---------- Supplied entries ----------
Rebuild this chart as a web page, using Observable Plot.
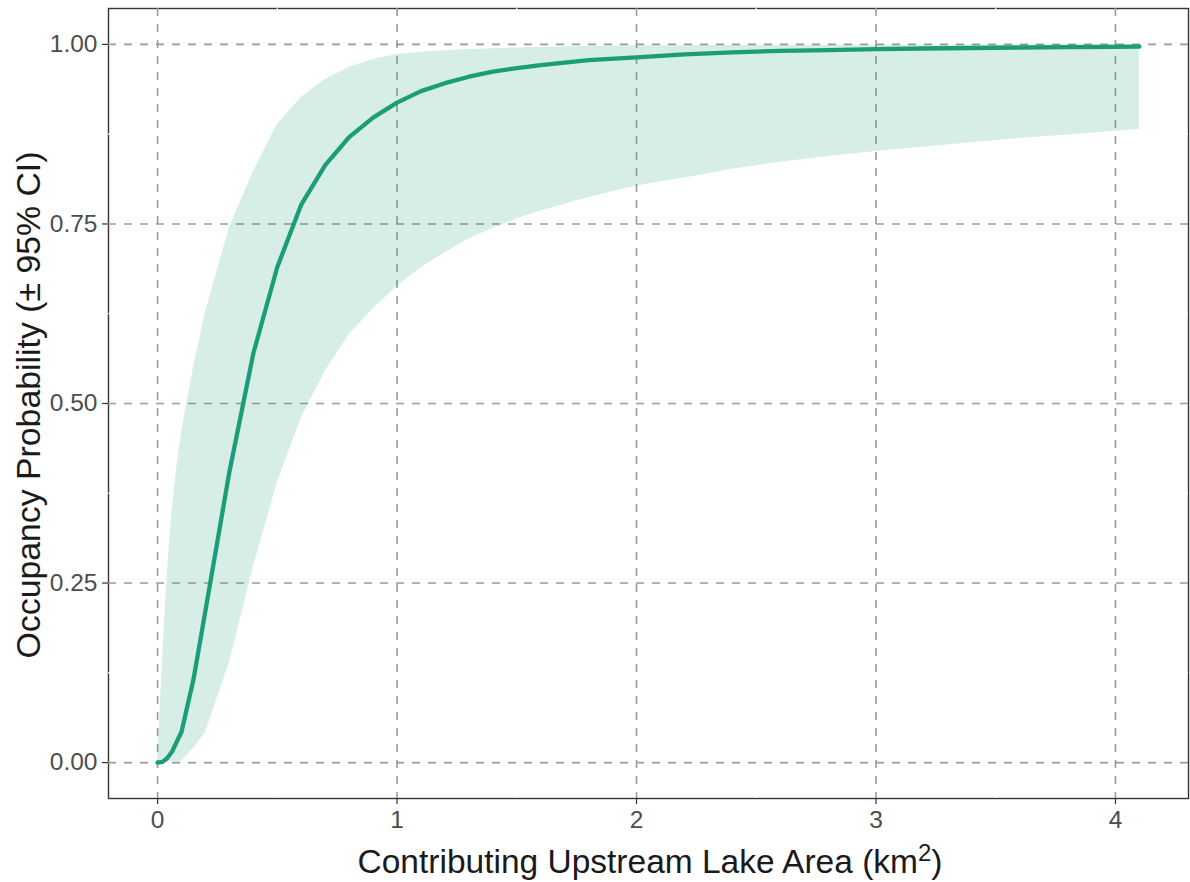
<!DOCTYPE html>
<html>
<head>
<meta charset="utf-8">
<script src="https://cdn.jsdelivr.net/npm/d3@7"></script>
<script src="https://cdn.jsdelivr.net/npm/@observablehq/plot@0.6"></script>
<style>
  html, body { margin: 0; padding: 0; background: #fff; }
  #chart svg { display: block; }
</style>
</head>
<body>
<div id="chart"></div>
<script>
// Contributing upstream lake area (km^2)
const area = [0, 0.02, 0.04, 0.06, 0.08, 0.1, 0.15, 0.2, 0.3, 0.4, 0.5, 0.6, 0.7, 0.8, 0.9, 1.0,
  1.1, 1.2, 1.3, 1.4, 1.5, 1.6, 1.8, 2.0, 2.2, 2.4, 2.6, 2.8, 3.0, 3.2, 3.4, 3.6, 3.8, 4.0, 4.1];
// Fitted occupancy probability
const fitted = [0, 0.001, 0.006, 0.015, 0.029, 0.043, 0.116, 0.212, 0.405, 0.57, 0.69, 0.777, 0.832, 0.871, 0.898, 0.919,
  0.935, 0.946, 0.955, 0.962, 0.967, 0.971, 0.978, 0.982, 0.986, 0.989, 0.991, 0.992, 0.9934, 0.9943, 0.995, 0.9957, 0.9962, 0.9966, 0.9968];
// Lower 95% CI
const lower = [0, 0, 0, 0.001, 0.001, 0.002, 0.02, 0.042, 0.139, 0.272, 0.39, 0.48, 0.545, 0.596, 0.632, 0.663,
  0.689, 0.71, 0.729, 0.744, 0.757, 0.768, 0.787, 0.803, 0.814, 0.826, 0.836, 0.844, 0.851, 0.857, 0.863, 0.869, 0.874, 0.879, 0.882];
// Upper 95% CI
const upper = [0, 0.14, 0.26, 0.35, 0.41, 0.46, 0.55, 0.627, 0.745, 0.823, 0.889, 0.926, 0.951, 0.968, 0.979, 0.986,
  0.989, 0.991, 0.993, 0.994, 0.995, 0.996, 0.997, 0.998, 0.998, 0.9985, 0.9988, 0.999, 0.999, 0.999, 0.9992, 0.9993, 0.9994, 0.9995, 0.9995];

const xTicks = [0, 1, 2, 3, 4];
const yTicks = [0, 0.25, 0.5, 0.75, 1];
const xMinor = [0.5, 1.5, 2.5, 3.5];
const yMinor = [0.125, 0.375, 0.625, 0.875];

const data = area.map((x, i) => ({x, fit: fitted[i], lo: lower[i], hi: upper[i]}));

const FONT = "'Liberation Sans', Arial, Helvetica, sans-serif";
const green = "#1b9e77";

const chart = Plot.plot({
  width: 1190,
  height: 882,
  marginLeft: 108,
  marginRight: 2,
  marginTop: 8,
  marginBottom: 84,
  style: {fontFamily: FONT, fontSize: "24.5px", color: "#4d4d4d", background: "#fff"},
  x: {domain: [-0.205, 4.305], label: null},
  y: {domain: [-0.05, 1.05], label: null},
  marks: [
    Plot.frame({stroke: "#333", strokeWidth: 1.4}),
    Plot.ruleX(xMinor, {stroke: "#fff", strokeWidth: 1.2}),
    Plot.ruleY(yMinor, {stroke: "#fff", strokeWidth: 1.2}),
    Plot.ruleX(xTicks, {stroke: "#9a9a9a", strokeWidth: 1.6, strokeDasharray: "8,8"}),
    Plot.ruleY(yTicks, {stroke: "#9a9a9a", strokeWidth: 1.6, strokeDasharray: "8,8"}),
    Plot.areaY(data, {x: "x", y1: "lo", y2: "hi", fill: green, fillOpacity: 0.18}),
    Plot.line(data, {x: "x", y: "fit", stroke: green, strokeWidth: 4.3, strokeLinejoin: "round"}),
    Plot.axisX({ticks: xTicks, tickFormat: d => String(d), tickSize: 6, tickPadding: 6, stroke: "#333", strokeWidth: 1.2, label: null}),
    Plot.axisY({ticks: yTicks, tickFormat: d3.format(".2f"), tickSize: 6, tickPadding: 5, stroke: "#333", strokeWidth: 1.2, label: null})
  ]
});

document.getElementById("chart").appendChild(chart);

const svg = d3.select(chart);
svg.selectAll("g[aria-label='x-axis tick label'] text, g[aria-label='y-axis tick label'] text").attr("fill", "#4d4d4d");
svg.selectAll("g[aria-label='x-axis tick label'], g[aria-label='y-axis tick label']").attr("fill", "#4d4d4d");

// X axis title with superscript
const xt = svg.append("text")
  .attr("x", 650).attr("y", 873)
  .attr("text-anchor", "middle")
  .attr("fill", "#1a1a1a")
  .style("font-family", FONT)
  .style("font-size", "33.5px");
xt.append("tspan").text("Contributing Upstream Lake Area (km");
xt.append("tspan").attr("dy", "-12").style("font-size", "24px").text("2");
xt.append("tspan").attr("dy", "12").text(")");

// Y axis title
svg.append("text")
  .attr("transform", "translate(40,405) rotate(-90)")
  .attr("text-anchor", "middle")
  .attr("fill", "#1a1a1a")
  .style("font-family", FONT)
  .style("font-size", "33.8px")
  .text("Occupancy Probability (\u00b1 95% CI)");
</script>
</body>
</html>
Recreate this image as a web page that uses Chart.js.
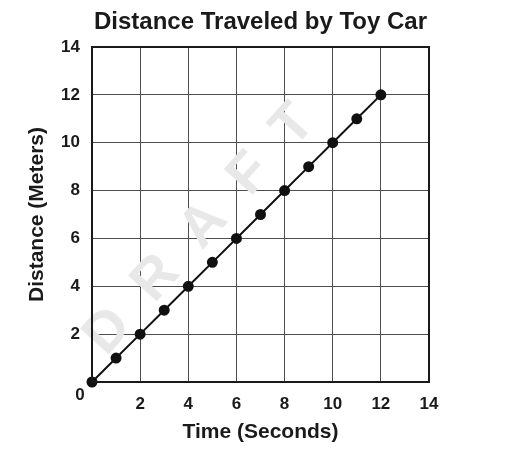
----------
Skip the images and write out the rest of the listing exactly.

*Answer*
Rebuild this chart as a web page, using Observable Plot.
<!DOCTYPE html>
<html>
<head>
<meta charset="utf-8">
<script src="https://cdn.jsdelivr.net/npm/d3@7"></script>
<script src="https://cdn.jsdelivr.net/npm/@observablehq/plot@0.6"></script>
<style>
  html, body { margin: 0; padding: 0; background: #fff; }
  #chart svg { display: block; }
</style>
</head>
<body>
<div id="chart"></div>
<script>
// Contributing upstream lake area (km^2)
const area = [0, 0.02, 0.04, 0.06, 0.08, 0.1, 0.15, 0.2, 0.3, 0.4, 0.5, 0.6, 0.7, 0.8, 0.9, 1.0,
  1.1, 1.2, 1.3, 1.4, 1.5, 1.6, 1.8, 2.0, 2.2, 2.4, 2.6, 2.8, 3.0, 3.2, 3.4, 3.6, 3.8, 4.0, 4.1];
// Fitted occupancy probability
const fitted = [0, 0.001, 0.006, 0.015, 0.029, 0.043, 0.116, 0.212, 0.405, 0.57, 0.69, 0.777, 0.832, 0.871, 0.898, 0.919,
  0.935, 0.946, 0.955, 0.962, 0.967, 0.971, 0.978, 0.982, 0.986, 0.989, 0.991, 0.992, 0.9934, 0.9943, 0.995, 0.9957, 0.9962, 0.9966, 0.9968];
// Lower 95% CI
const lower = [0, 0, 0, 0.001, 0.001, 0.002, 0.02, 0.042, 0.139, 0.272, 0.39, 0.48, 0.545, 0.596, 0.632, 0.663,
  0.689, 0.71, 0.729, 0.744, 0.757, 0.768, 0.787, 0.803, 0.814, 0.826, 0.836, 0.844, 0.851, 0.857, 0.863, 0.869, 0.874, 0.879, 0.882];
// Upper 95% CI
const upper = [0, 0.14, 0.26, 0.35, 0.41, 0.46, 0.55, 0.627, 0.745, 0.823, 0.889, 0.926, 0.951, 0.968, 0.979, 0.986,
  0.989, 0.991, 0.993, 0.994, 0.995, 0.996, 0.997, 0.998, 0.998, 0.9985, 0.9988, 0.999, 0.999, 0.999, 0.9992, 0.9993, 0.9994, 0.9995, 0.9995];

const xTicks = [0, 1, 2, 3, 4];
const yTicks = [0, 0.25, 0.5, 0.75, 1];
const xMinor = [0.5, 1.5, 2.5, 3.5];
const yMinor = [0.125, 0.375, 0.625, 0.875];

const data = area.map((x, i) => ({x, fit: fitted[i], lo: lower[i], hi: upper[i]}));

const FONT = "'Liberation Sans', Arial, Helvetica, sans-serif";
const green = "#1b9e77";

const chart = Plot.plot({
  width: 1190,
  height: 882,
  marginLeft: 108,
  marginRight: 2,
  marginTop: 8,
  marginBottom: 84,
  style: {fontFamily: FONT, fontSize: "24.5px", color: "#4d4d4d", background: "#fff"},
  x: {domain: [-0.205, 4.305], label: null},
  y: {domain: [-0.05, 1.05], label: null},
  marks: [
    Plot.frame({stroke: "#333", strokeWidth: 1.4}),
    Plot.ruleX(xMinor, {stroke: "#fff", strokeWidth: 1.2}),
    Plot.ruleY(yMinor, {stroke: "#fff", strokeWidth: 1.2}),
    Plot.ruleX(xTicks, {stroke: "#9a9a9a", strokeWidth: 1.6, strokeDasharray: "8,8"}),
    Plot.ruleY(yTicks, {stroke: "#9a9a9a", strokeWidth: 1.6, strokeDasharray: "8,8"}),
    Plot.areaY(data, {x: "x", y1: "lo", y2: "hi", fill: green, fillOpacity: 0.18}),
    Plot.line(data, {x: "x", y: "fit", stroke: green, strokeWidth: 4.3, strokeLinejoin: "round"}),
    Plot.axisX({ticks: xTicks, tickFormat: d => String(d), tickSize: 6, tickPadding: 6, stroke: "#333", strokeWidth: 1.2, label: null}),
    Plot.axisY({ticks: yTicks, tickFormat: d3.format(".2f"), tickSize: 6, tickPadding: 5, stroke: "#333", strokeWidth: 1.2, label: null})
  ]
});

document.getElementById("chart").appendChild(chart);

const svg = d3.select(chart);
svg.selectAll("g[aria-label='x-axis tick label'] text, g[aria-label='y-axis tick label'] text").attr("fill", "#4d4d4d");
svg.selectAll("g[aria-label='x-axis tick label'], g[aria-label='y-axis tick label']").attr("fill", "#4d4d4d");

// X axis title with superscript
const xt = svg.append("text")
  .attr("x", 650).attr("y", 873)
  .attr("text-anchor", "middle")
  .attr("fill", "#1a1a1a")
  .style("font-family", FONT)
  .style("font-size", "33.5px");
xt.append("tspan").text("Contributing Upstream Lake Area (km");
xt.append("tspan").attr("dy", "-12").style("font-size", "24px").text("2");
xt.append("tspan").attr("dy", "12").text(")");

// Y axis title
svg.append("text")
  .attr("transform", "translate(40,405) rotate(-90)")
  .attr("text-anchor", "middle")
  .attr("fill", "#1a1a1a")
  .style("font-family", FONT)
  .style("font-size", "33.8px")
  .text("Occupancy Probability (\u00b1 95% CI)");
</script>
</body>
</html>
Recreate this image as a web page that uses Chart.js.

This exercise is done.